Les courses
Une année où les orages se sont succédé
Orfèvre des superlatifs et virtuose de l'hyperbole, le monde des courses entre en transes le 5 octobre, à Longchamp, après l'arrivée du Prix de l'Arc-de-Triomphe : aux deux premières places, un cheval irlandais — Levmoss — et une pouliche anglaise — Park Top. Inexistants nos favoris, balayés les meilleurs produits de notre élevage. Il n'en fallait pas plus pour qu'on parle d'un Waterloo, pour que l'événement soit considéré comme frisant la catastrophe nationale. Sous l'emphase des mots, une inquiétude bien réelle se dissimulait : n'était-ce pas le commencement de la punition — depuis longtemps prévue — pour avoir vendu à l'étranger quelques-uns de nos meilleurs étalons ?
C'était là le premier orage qui devait troubler, en 1969-70, la quiétude d'un ciel hippique ordinairement serein.
Le deuxième coup de tonnerre éclate à propos d'une affaire de jeu. À la suite du tiercé disputé dans le Prix Georges de Talhouët-Roy, à Auteuil, on apprend que les gains de quatre-vingts parieurs, s'élevant à 5 700 000 F, sont bloqués et que le PMU porte plainte contre un parieur soupçonné d'avoir enfreint son règlement. Il est, en effet, interdit de détenir plus de vingt fois la même combinaison et le jeu par personnes interposées est proscrit. Les quatre-vingts parieurs ont-ils engagé une mise de 700 000 F pour leur propre compte ou, au contraire, ont-ils agi pour le compte d'une seule personne ? La presse s'empare de l'affaire et ouvre ses colonnes aux deux adversaires, qui ne manquent pas de développer longuement leurs points de vue. La polémique tourne bientôt au match : le public se passionne et compte les points marqués par chaque camp. Le suspense va durer jusqu'à ce que la justice tranche, mais il est probable que l'instruction sera longue (aucun jugement n'a encore été rendu à propos du Prix de Bordeaux en 1962, affaire dans laquelle était impliqué le même parieur).
Les lourds grondements de cet orage commençaient à peine à s'estomper que de nouveaux coups de tonnerre prenaient le relais avec une amplitude accrue.
Upsalin, vainqueur du Prix d'Amérique 1969, est distancé par la Commission de trot de l'État de New York de sa troisième place dans les United Nations Trot pour dopage. Les analyses de salive et d'urine révèlent la présence de diphylline. Cette accusation est d'autant plus grave que le propriétaire du cheval, Henri Levesque, éleveur, entraîneur et driver, est incontestablement le numéro 1 du trotting français. Il déclare n'avoir jamais administré aucun produit dopant à ses chevaux et l'affaire se termine par un non-lieu.

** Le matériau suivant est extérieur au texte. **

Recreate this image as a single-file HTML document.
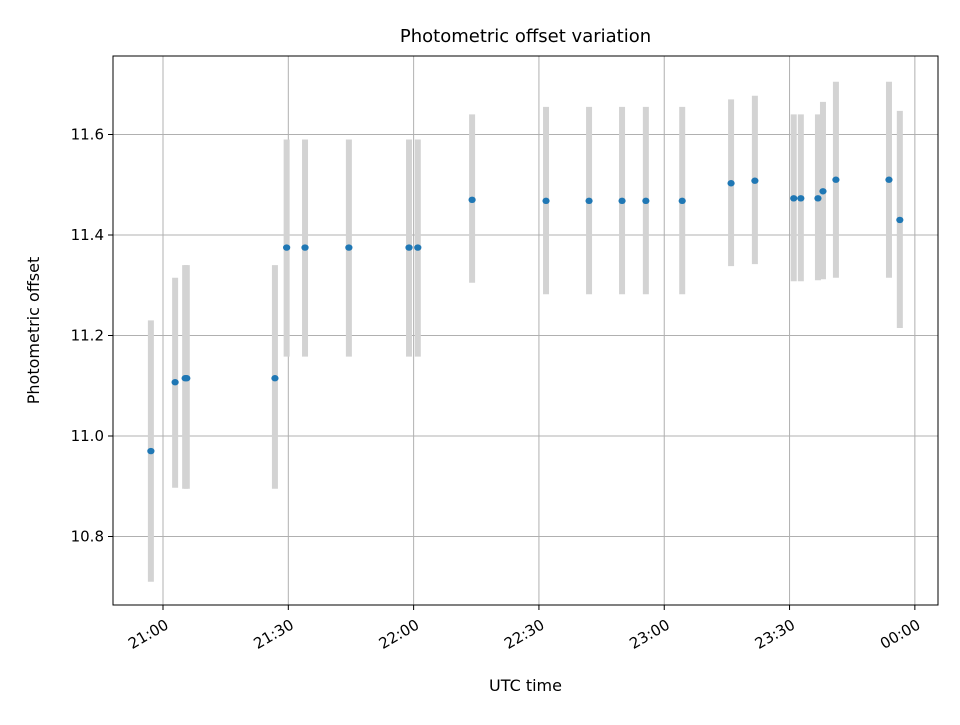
<!DOCTYPE html>
<html><head><meta charset="utf-8"><style>
body{margin:0;background:#fff;font-family:"Liberation Sans","DejaVu Sans",sans-serif}
svg text{font-family:"DejaVu Sans","Liberation Sans",sans-serif;fill:#000}
</style></head><body>
<svg id="chart" width="960" height="720" xmlns="http://www.w3.org/2000/svg">
<rect width="960" height="720" fill="#fff"/>
<g id="grid"></g><g id="bars"></g><g id="pts"></g><g id="axes"></g>
</svg>
<script>
const timesMin=[-2.9,2.9,5.3,5.7,26.8,29.6,34,44.5,58.9,61,74,91.7,102,109.9,115.6,124.3,136,141.7,151,152.7,156.8,158,161.1,173.8,176.4];
const offsets=[10.97,11.107,11.115,11.115,11.115,11.375,11.375,11.375,11.375,11.375,11.47,11.468,11.468,11.468,11.468,11.468,11.503,11.508,11.473,11.473,11.473,11.487,11.51,11.51,11.43];
const lowErr=[10.71,10.897,10.895,10.895,10.895,11.158,11.158,11.158,11.158,11.158,11.305,11.282,11.282,11.282,11.282,11.282,11.338,11.342,11.308,11.308,11.31,11.312,11.315,11.315,11.215];
const highErr=[11.23,11.315,11.34,11.34,11.34,11.59,11.59,11.59,11.59,11.59,11.64,11.655,11.655,11.655,11.655,11.655,11.67,11.677,11.64,11.64,11.64,11.665,11.705,11.705,11.647];
const xTicks=[0,30,60,90,120,150,180];
const xTickLabels=["21:00","21:30","22:00","22:30","23:00","23:30","00:00"];
const yTicks=[10.8,11.0,11.2,11.4,11.6];
const yTickLabels=["10.8","11.0","11.2","11.4","11.6"];
const L=113,R=938,T=56,B=605;
const xs=m=>163+m*4.177;
const ys=v=>436-(v-11.0)*502.5;
const NS="http://www.w3.org/2000/svg";
function mk(p,tag,at){const e=document.createElementNS(NS,tag);for(const k in at)e.setAttribute(k,at[k]);p.appendChild(e);return e;}
const grid=document.getElementById('grid'),bars=document.getElementById('bars'),pts=document.getElementById('pts'),axes=document.getElementById('axes');
xTicks.forEach((t,i)=>{const x=xs(t);
 const g=mk(grid,'line',{x1:x,x2:x,y1:T,y2:B,stroke:'#b0b0b0','stroke-width':1});
 
 mk(axes,'line',{x1:x,x2:x,y1:B,y2:B+5,stroke:'#000'});
 const ax=x+1,ay=B+13;
 const tx=mk(axes,'text',{x:ax,y:ay,'font-size':15,'text-anchor':'end','dominant-baseline':'hanging',transform:`rotate(-30 ${ax} ${ay})`});
 tx.textContent=xTickLabels[i];
 });
yTicks.forEach((t,i)=>{const y=ys(t);
 const g=mk(grid,'line',{x1:L,x2:R,y1:y,y2:y,stroke:'#b0b0b0','stroke-width':1});
 
 mk(axes,'line',{x1:L-5,x2:L,y1:y,y2:y,stroke:'#000'});
 const tx=mk(axes,'text',{x:L-9,y:y+5,'font-size':15,'text-anchor':'end'});
 tx.textContent=yTickLabels[i];
 });
timesMin.forEach((m,i)=>{const x=xs(m);
 const b=mk(bars,'line',{x1:x,x2:x,y1:ys(lowErr[i]),y2:ys(highErr[i]),stroke:'#d3d3d3','stroke-width':6});
 
 const c=mk(pts,'ellipse',{cx:x,cy:ys(offsets[i]),rx:3.6,ry:3.2,fill:'#1f77b4'});
 });
const fr=mk(axes,'rect',{x:L,y:T,width:R-L,height:B-T,fill:'none',stroke:'#000','stroke-width':1});

const ti=mk(axes,'text',{x:(L+R)/2,y:42,'font-size':18,'text-anchor':'middle'});ti.textContent='Photometric offset variation';

const xl=mk(axes,'text',{x:(L+R)/2,y:691,'font-size':16,'text-anchor':'middle'});xl.textContent='UTC time';

const yl=mk(axes,'text',{x:39,y:(T+B)/2,'font-size':16,'text-anchor':'middle',transform:`rotate(-90 39 ${(T+B)/2})`});yl.textContent='Photometric offset';

</script>
</body></html>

Malgré tous ces remous, Upsalin s'est préparé pour le Prix d'Amérique en gagnant très facilement à Vincennes le Prix Marcel-Laurent. Mais un incident regrettable l'a empêché de défendre ses chances dans le Derby des trotteurs. Le départ était donné à l'autostart. Les chevaux, au nombre de 13, sont disposés sur deux lignes derrière les ailes de la voiture. Le tirage au sort des places attribue le 13 à Upsalin, qui se trouve en deuxième ligne derrière le demi-sang américain Snow Speed. Celui-ci ayant pris le galop, Upsalin, très gêné, met l'antérieur gauche dans la roue du sulky de Snow Speed, se débat et tombe. On n'est pas parvenu à déterminer si l'incident s'était produit quelques mètres avant le départ ou après. Avant, le départ aurait dû être repris. De toutes façons, Upsalin, commotionné, n'était plus en possession de tous ses moyens. Le Prix d'Amérique était littéralement décapité au départ.

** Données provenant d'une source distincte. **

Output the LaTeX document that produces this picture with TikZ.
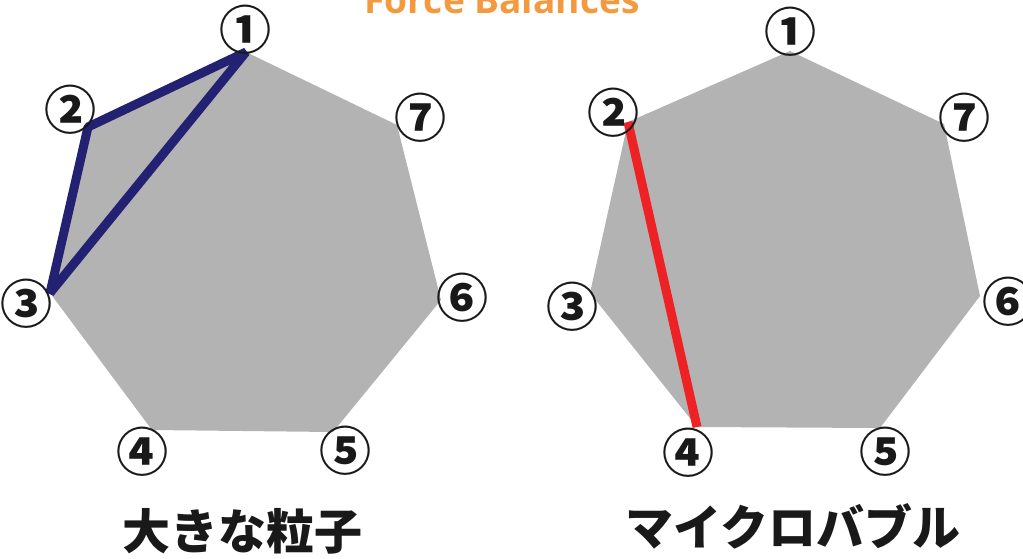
\documentclass[tikz,border=0pt]{standalone}
\usepackage{fontspec}
\newfontfamily\jp{Noto Sans CJK JP}
\newfontfamily\titlefont{Open Sans}
\definecolor{polygray}{HTML}{B3B3B3}
\definecolor{navyline}{HTML}{232272}
\definecolor{redline}{HTML}{EE2224}
\definecolor{titleorange}{HTML}{F39A40}
\tikzset{
  poly/.style={fill=polygray, draw=none},
  num/.style={font=\jp\bfseries\fontsize{52}{52}\selectfont, inner sep=0pt, text=black!90},
  caption/.style={font=\jp\bfseries\fontsize{48}{48}\selectfont, inner sep=0pt, text=black!90},
  bond/.style={line width=9pt, line join=bevel},
}
\begin{document}
\begin{tikzpicture}[x=1pt, y=-1pt]
\useasboundingbox (0,0) rectangle (1023,558);
% title (cut by top edge)
\node[anchor=base, inner sep=0pt, text=titleorange] (title) at (502,13)
  {\resizebox{275pt}{!}{\titlefont\bfseries Force Balances}};
% left heptagon
\coordinate (L1) at (246,52);
\coordinate (L2) at (88,127);
\coordinate (L3) at (50,293);
\coordinate (L4) at (152,430);
\coordinate (L5) at (333,432);
\coordinate (L6) at (441,300);
\coordinate (L7) at (397,125);
\fill[poly] (L1) -- (L2) -- (L3) -- (L4) -- (L5) -- (L6) -- (L7) -- cycle;
% right heptagon
\coordinate (R1) at (790,51);
\coordinate (R2) at (628,122);
\coordinate (R3) at (590,293);
\coordinate (R4) at (697,427);
\coordinate (R5) at (880,428);
\coordinate (R6) at (980,296);
\coordinate (R7) at (944,124);
\fill[poly] (R1) -- (R2) -- (R3) -- (R4) -- (R5) -- (R6) -- (R7) -- cycle;
% connectors
\draw[bond, draw=navyline] (L1) -- (L2) -- (L3) -- cycle;
\draw[bond, draw=redline] (R2) -- (R4);
% left labels
\node[num] (l1) at (245,30) {①};
\node[num] (l2) at (70,110) {②};
\node[num] (l3) at (27,304) {③};
\node[num] (l4) at (142,452) {④};
\node[num] (l5) at (345,451) {⑤};
\node[num] (l6) at (462,298) {⑥};
\node[num] (l7) at (420,118) {⑦};
% right labels
\node[num] (r1) at (790,32) {①};
\node[num] (r2) at (613,113) {②};
\node[num] (r3) at (572,307) {③};
\node[num] (r4) at (688,453) {④};
\node[num] (r5) at (885,452) {⑤};
\node[num] (r6) at (1008,302) {⑥};
\node[num] (r7) at (964,118) {⑦};
% captions
\node[caption] (capL) at (242,531) {大きな粒子};
\node[caption] (capR) at (793,526) {マイクロバブル};
\end{tikzpicture}
\end{document}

Une affaire de substitution a provoqué beaucoup de remous dans le monde des trotteurs. Deux poulains, Alaric II et Amos II, courent chacun sous l'identité de l'autre. Ce fait divers dégénère en drame quand l'un des deux chevaux dispute une course sous sa véritable identité sans que le public soit officiellement averti du rétablissement des noms.
Le ministre de l'Agriculture ordonne une enquête qui doit aboutir au rajeunissement de structures sclérosées par une tradition devenue archaïque : les courses ont cessé d'être une petite entreprise suivie seulement par quelques milliers d'initiés. Chaque dimanche, le montant des enjeux au tiercé oscille entre 50 et 60 millions de francs : le succès de ce jeu ne se dément pas.